Машина знаний. Как неразумные идеи создали современную науку - страница 2



Кроме того, правила никак не определяют содержание голов ученых, как бы этого ни хотелось методистам. Правила не предписывают ученым, что думать в частном порядке, они всего лишь регулируют публичные споры. Это не метод рассуждений, а своего рода речевой код, регламент дебатов, заставляющий ученых вести споры, вооружившись ссылками на эмпирические данные.

Это объясняет, почему старания методистов оказались бесплодны. Они попросту искали не то и не там.

Как можно объяснить возможность науки совершать открытия каким-то набором формальных правил? Правила могут определять, что признавать свидетельствами, а что не может таковыми считаться; но не существует правил, которые обязали бы всех ученых интерпретировать свидетельства неким единственно правильным образом. Ученые вольны думать о связи между фактами и теорией почти все, что им заблагорассудится. Но если они хотят участвовать в научном процессе, то должны отыскать или создать новые доказательства, с которыми можно спорить. Именно так они в конечном счете и поступают – и с немалым энтузиазмом.

Итоговая производительность очень важна: наука – машина, мотивирующая спорящих людей проводить утомительные измерения и ставить дорогие и трудоемкие эксперименты, которые в противном случае они делать бы не стали. Именно эти эмпирические данные, которые так мучительно собирать, выделяют истину из всего, что похоже на нее, но ею не является. В конечном счете доказательств накапливается достаточно, чтобы почти каждый ученый, какими бы ни были его тезисы, предубеждения и предрассудки, соглашается со значимостью доказанных фактов: одна достоверная теория стоит выше сотни других, не настолько обоснованных.

Невзрачный на первый взгляд кодекс поведения, научное обоснование, опирающееся на доказательства, которое и составляет метод, необходимый науке для того, чтобы заставить человечество неуклонно продвигаться к истине, заслуживает громкого имени. Я называю его железным правилом объяснения. Большая часть «Машины знаний» посвящена рассказу о том, откуда взялось железное правило, в чем оно заключается и какими средствами ведет науку к просветлению. Это будет моя попытка разрешить спор о методе. И если мое мнение верно, то из этой книги вы узнаете, как на самом деле работает наука.

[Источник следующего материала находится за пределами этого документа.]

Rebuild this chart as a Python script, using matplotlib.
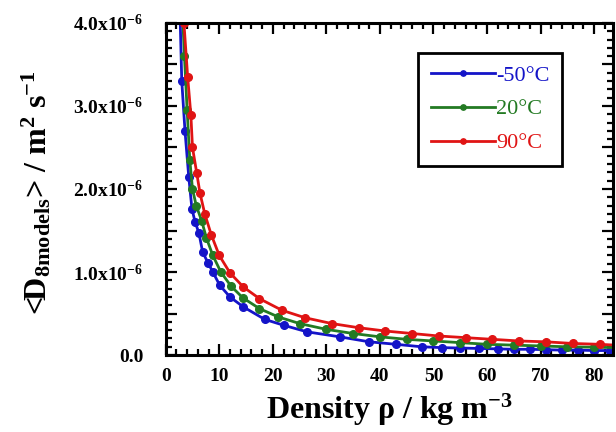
import numpy as np
import matplotlib
matplotlib.use('Agg')
import matplotlib.pyplot as plt
from matplotlib.ticker import MultipleLocator, FuncFormatter

plt.rcParams['font.family'] = ['Liberation Serif', 'DejaVu Serif']
plt.rcParams['mathtext.fontset'] = 'custom'
plt.rcParams['mathtext.rm'] = 'Liberation Serif:bold'
plt.rcParams['mathtext.bf'] = 'Liberation Serif:bold'
plt.rcParams['mathtext.it'] = 'Liberation Serif:bold'
plt.rcParams['mathtext.default'] = 'bf'

# density in kg m^-3, diffusion coefficient in 1e-6 m^2 s^-1
rho_m50 = [2.6, 3.0, 3.6, 4.3, 4.9, 5.5, 6.2, 6.9, 7.9, 8.8, 10.1, 12.0, 14.5, 18.5,
           22.0, 26.4, 32.5, 38.0, 43.0, 47.8, 51.6, 55.0, 58.5, 62.0, 65.0, 68.0,
           71.0, 74.0, 77.0, 80.0, 83.0]
d_m50 = [4.3, 3.3, 2.7, 2.15, 1.76, 1.6, 1.47, 1.24, 1.11, 1.0, 0.84, 0.70, 0.58, 0.43,
         0.36, 0.28, 0.22, 0.16, 0.13, 0.10, 0.09, 0.085, 0.08, 0.075, 0.07, 0.07,
         0.065, 0.06, 0.06, 0.055, 0.055]

rho_20 = [3.0, 3.5, 4.0, 4.5, 5.0, 5.7, 6.7, 7.6, 8.8, 10.3, 12.2, 14.4, 17.5, 21.0,
          25.0, 30.0, 35.0, 40.0, 45.0, 50.0, 55.0, 60.0, 65.0, 70.0, 75.0, 80.0, 84.0]
d_20 = [4.3, 3.6, 2.95, 2.35, 2.0, 1.8, 1.62, 1.41, 1.2, 1.0, 0.83, 0.69, 0.56, 0.46,
        0.38, 0.31, 0.26, 0.22, 0.19, 0.17, 0.15, 0.13, 0.12, 0.11, 0.10, 0.095, 0.09]

rho_90 = [3.4, 4.1, 4.7, 5.0, 5.8, 6.4, 7.3, 8.5, 10.0, 12.0, 14.5, 17.5, 21.7, 26.0,
          31.0, 36.0, 41.0, 46.0, 51.0, 56.0, 61.0, 66.0, 71.0, 76.0, 81.0, 84.0]
d_90 = [4.0, 3.35, 2.89, 2.5, 2.19, 1.95, 1.7, 1.45, 1.2, 0.99, 0.82, 0.68, 0.54, 0.45,
        0.38, 0.33, 0.29, 0.26, 0.23, 0.21, 0.19, 0.17, 0.16, 0.14, 0.13, 0.12]

labels = ['-50°C', '20°C', '90°C']
colors = ['#1414c8', '#237a23', '#e01414']

fig = plt.figure(figsize=(6.16, 4.32), dpi=100)
ax = fig.add_axes([0.269, 0.178, 0.726, 0.769])

series = [(rho_m50, d_m50), (rho_20, d_20), (rho_90, d_90)]
for (x, y), lab, c in zip(series, labels, colors):
    ax.plot(x, np.array(y) * 1e-6, '-o', color=c, lw=2, ms=5.5, label=lab)

ax.set_xlim(0, 83.5)
ax.set_ylim(0, 4.0e-6)

ax.xaxis.set_major_locator(MultipleLocator(10))
ax.xaxis.set_minor_locator(MultipleLocator(2))
ax.yaxis.set_major_locator(MultipleLocator(0.5e-6))
ax.yaxis.set_minor_locator(MultipleLocator(0.1e-6))


def yfmt(v, pos):
    n = v * 1e6
    if abs(n) < 1e-9:
        return '0.0'
    if abs(n - round(n)) > 1e-6:
        return ''
    return '%.1fx10$^{-6}\\ \\ \\ $' % n


ax.yaxis.set_major_formatter(FuncFormatter(yfmt))
ax.tick_params(which='both', direction='in', top=True, right=True, width=1.6)
ax.tick_params(which='major', length=8, labelsize=14)
ax.tick_params(axis='y', which='major', pad=16)
ax.tick_params(axis='x', which='major', pad=9)
ax.tick_params(which='minor', length=4)
for lbl in ax.get_xticklabels() + ax.get_yticklabels():
    lbl.set_fontweight('bold')
for s in ax.spines.values():
    s.set_linewidth(2.2)

ax.set_xlabel('Density ρ / kg m$^{-3}$', fontsize=23, fontweight='bold', va='top')
ax.xaxis.set_label_coords(0.5, -0.11)
ax.set_ylabel('<D$_{8models}$> / m$^{2}$ s$^{-1}$', fontsize=23, fontweight='bold')
ax.yaxis.set_label_coords(-0.25, 0.49)

leg = ax.legend(loc='upper right', bbox_to_anchor=(0.886, 0.91), fontsize=16,
                handlelength=2.9, labelspacing=0.6, markerscale=0.7,
                fancybox=False, edgecolor='black', framealpha=1, borderpad=0.55,
                handletextpad=0.05, borderaxespad=0)
leg.get_frame().set_linewidth(2)
for t, c in zip(leg.get_texts(), colors):
    t.set_color(c)

fig.savefig('out.png', dpi=100)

Вы также найдете ответ на мой вступительный вопрос и узнаете, почему человечеству потребовалось так много времени, чтобы открыть для этого железное правило. Я не буду объяснять запоздалое появление науки рассказом об истоках научной революции. Меня интересуют все те места и времена, когда человечество благоденствовало, но науке не удавалось появиться. Ее отсутствие должно объясняться чем-то вечным: железное правило, ключ к успеху науки, необоснованно ограничено. Оно прекрасно работает, но со стороны выглядит крайне нерациональным способом исследовать лежащую в основе структуру вещей. У древних греков были поэзия, музыка, драма, философия, демократия, математика – все это выражение и возвышение человеческой природы. Наука, напротив, требует от своих адептов подавления человеческой природы, более того, подавления высшего элемента человеческой природы: рационального разума. Кто из греческих философов мог предположить, что именно это и есть путь к безграничному познанию мира? Удивительно не то, что наука появилась так поздно, а то, что она вообще появилась.